§ TASK TO COMPLETE: Transcribe all of the data exactly. Omit the pictures.

§ INFORMATION SUPPLIED:
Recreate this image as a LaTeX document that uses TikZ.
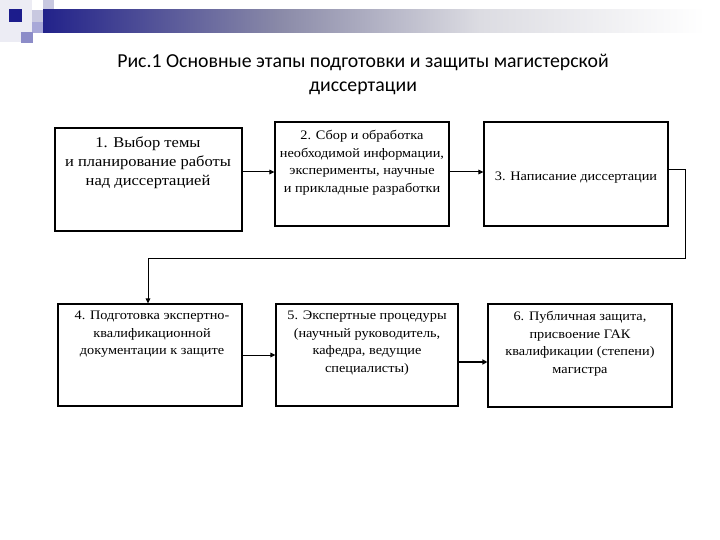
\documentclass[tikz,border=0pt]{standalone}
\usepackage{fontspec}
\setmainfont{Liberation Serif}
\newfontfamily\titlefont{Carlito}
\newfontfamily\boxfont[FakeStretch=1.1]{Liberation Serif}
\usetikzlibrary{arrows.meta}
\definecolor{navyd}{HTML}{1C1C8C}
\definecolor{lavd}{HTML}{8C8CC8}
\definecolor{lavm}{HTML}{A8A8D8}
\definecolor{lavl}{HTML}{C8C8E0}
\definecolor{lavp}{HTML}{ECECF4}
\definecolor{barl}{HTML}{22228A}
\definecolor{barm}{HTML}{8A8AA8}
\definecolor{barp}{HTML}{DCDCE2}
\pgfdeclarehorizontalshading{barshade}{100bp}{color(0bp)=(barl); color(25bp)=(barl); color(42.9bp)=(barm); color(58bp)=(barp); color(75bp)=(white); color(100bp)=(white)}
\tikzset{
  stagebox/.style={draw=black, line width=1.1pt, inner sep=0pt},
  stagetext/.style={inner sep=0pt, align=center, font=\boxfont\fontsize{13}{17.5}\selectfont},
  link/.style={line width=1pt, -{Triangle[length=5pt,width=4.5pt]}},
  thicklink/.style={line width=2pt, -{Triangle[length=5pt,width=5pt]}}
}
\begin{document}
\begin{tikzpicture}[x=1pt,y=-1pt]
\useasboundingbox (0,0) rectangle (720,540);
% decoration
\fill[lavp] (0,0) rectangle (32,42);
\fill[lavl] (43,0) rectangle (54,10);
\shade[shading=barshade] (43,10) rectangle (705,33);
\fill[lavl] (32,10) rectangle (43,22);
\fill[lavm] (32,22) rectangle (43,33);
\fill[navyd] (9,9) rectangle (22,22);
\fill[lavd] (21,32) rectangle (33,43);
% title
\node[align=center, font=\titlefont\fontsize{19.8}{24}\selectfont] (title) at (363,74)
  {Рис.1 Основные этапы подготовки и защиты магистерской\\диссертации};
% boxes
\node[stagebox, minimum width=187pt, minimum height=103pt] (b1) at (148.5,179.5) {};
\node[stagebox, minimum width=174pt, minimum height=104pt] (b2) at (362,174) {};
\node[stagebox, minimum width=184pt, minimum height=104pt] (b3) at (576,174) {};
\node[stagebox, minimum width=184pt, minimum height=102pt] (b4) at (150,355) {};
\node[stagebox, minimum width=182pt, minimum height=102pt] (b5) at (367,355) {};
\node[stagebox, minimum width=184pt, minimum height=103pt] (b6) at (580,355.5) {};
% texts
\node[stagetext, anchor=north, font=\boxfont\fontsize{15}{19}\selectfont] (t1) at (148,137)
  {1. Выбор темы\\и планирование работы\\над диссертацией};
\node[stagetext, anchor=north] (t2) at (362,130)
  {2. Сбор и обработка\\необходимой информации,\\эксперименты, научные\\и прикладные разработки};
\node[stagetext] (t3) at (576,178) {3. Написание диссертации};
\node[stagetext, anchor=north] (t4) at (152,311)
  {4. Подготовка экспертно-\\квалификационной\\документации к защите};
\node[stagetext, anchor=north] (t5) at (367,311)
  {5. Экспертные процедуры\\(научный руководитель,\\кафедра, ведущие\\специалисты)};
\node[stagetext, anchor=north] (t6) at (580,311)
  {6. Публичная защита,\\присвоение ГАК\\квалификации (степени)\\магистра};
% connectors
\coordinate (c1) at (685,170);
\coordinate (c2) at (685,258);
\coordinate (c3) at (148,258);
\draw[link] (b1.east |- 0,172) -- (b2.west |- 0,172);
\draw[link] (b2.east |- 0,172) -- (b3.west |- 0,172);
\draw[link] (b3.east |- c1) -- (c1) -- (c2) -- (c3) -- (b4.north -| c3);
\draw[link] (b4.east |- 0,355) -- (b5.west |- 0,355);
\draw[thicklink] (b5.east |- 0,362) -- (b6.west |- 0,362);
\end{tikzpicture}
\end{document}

§ THE RESPONSE:
Recreate this image as a LaTeX document that uses TikZ.
\documentclass[tikz,border=0pt]{standalone}
\usepackage{fontspec}
\setmainfont{Liberation Serif}
\newfontfamily\titlefont{Carlito}
\newfontfamily\boxfont[FakeStretch=1.1]{Liberation Serif}
\usetikzlibrary{arrows.meta}
\definecolor{navyd}{HTML}{1C1C8C}
\definecolor{lavd}{HTML}{8C8CC8}
\definecolor{lavm}{HTML}{A8A8D8}
\definecolor{lavl}{HTML}{C8C8E0}
\definecolor{lavp}{HTML}{ECECF4}
\definecolor{barl}{HTML}{22228A}
\definecolor{barm}{HTML}{8A8AA8}
\definecolor{barp}{HTML}{DCDCE2}
\pgfdeclarehorizontalshading{barshade}{100bp}{color(0bp)=(barl); color(25bp)=(barl); color(42.9bp)=(barm); color(58bp)=(barp); color(75bp)=(white); color(100bp)=(white)}
\tikzset{
  stagebox/.style={draw=black, line width=1.1pt, inner sep=0pt},
  stagetext/.style={inner sep=0pt, align=center, font=\boxfont\fontsize{13}{17.5}\selectfont},
  link/.style={line width=1pt, -{Triangle[length=5pt,width=4.5pt]}},
  thicklink/.style={line width=2pt, -{Triangle[length=5pt,width=5pt]}}
}
\begin{document}
\begin{tikzpicture}[x=1pt,y=-1pt]
\useasboundingbox (0,0) rectangle (720,540);
% decoration
\fill[lavp] (0,0) rectangle (32,42);
\fill[lavl] (43,0) rectangle (54,10);
\shade[shading=barshade] (43,10) rectangle (705,33);
\fill[lavl] (32,10) rectangle (43,22);
\fill[lavm] (32,22) rectangle (43,33);
\fill[navyd] (9,9) rectangle (22,22);
\fill[lavd] (21,32) rectangle (33,43);
% title
\node[align=center, font=\titlefont\fontsize{19.8}{24}\selectfont] (title) at (363,74)
  {Рис.1 Основные этапы подготовки и защиты магистерской\\диссертации};
% boxes
\node[stagebox, minimum width=187pt, minimum height=103pt] (b1) at (148.5,179.5) {};
\node[stagebox, minimum width=174pt, minimum height=104pt] (b2) at (362,174) {};
\node[stagebox, minimum width=184pt, minimum height=104pt] (b3) at (576,174) {};
\node[stagebox, minimum width=184pt, minimum height=102pt] (b4) at (150,355) {};
\node[stagebox, minimum width=182pt, minimum height=102pt] (b5) at (367,355) {};
\node[stagebox, minimum width=184pt, minimum height=103pt] (b6) at (580,355.5) {};
% texts
\node[stagetext, anchor=north, font=\boxfont\fontsize{15}{19}\selectfont] (t1) at (148,137)
  {1. Выбор темы\\и планирование работы\\над диссертацией};
\node[stagetext, anchor=north] (t2) at (362,130)
  {2. Сбор и обработка\\необходимой информации,\\эксперименты, научные\\и прикладные разработки};
\node[stagetext] (t3) at (576,178) {3. Написание диссертации};
\node[stagetext, anchor=north] (t4) at (152,311)
  {4. Подготовка экспертно-\\квалификационной\\документации к защите};
\node[stagetext, anchor=north] (t5) at (367,311)
  {5. Экспертные процедуры\\(научный руководитель,\\кафедра, ведущие\\специалисты)};
\node[stagetext, anchor=north] (t6) at (580,311)
  {6. Публичная защита,\\присвоение ГАК\\квалификации (степени)\\магистра};
% connectors
\coordinate (c1) at (685,170);
\coordinate (c2) at (685,258);
\coordinate (c3) at (148,258);
\draw[link] (b1.east |- 0,172) -- (b2.west |- 0,172);
\draw[link] (b2.east |- 0,172) -- (b3.west |- 0,172);
\draw[link] (b3.east |- c1) -- (c1) -- (c2) -- (c3) -- (b4.north -| c3);
\draw[link] (b4.east |- 0,355) -- (b5.west |- 0,355);
\draw[thicklink] (b5.east |- 0,362) -- (b6.west |- 0,362);
\end{tikzpicture}
\end{document}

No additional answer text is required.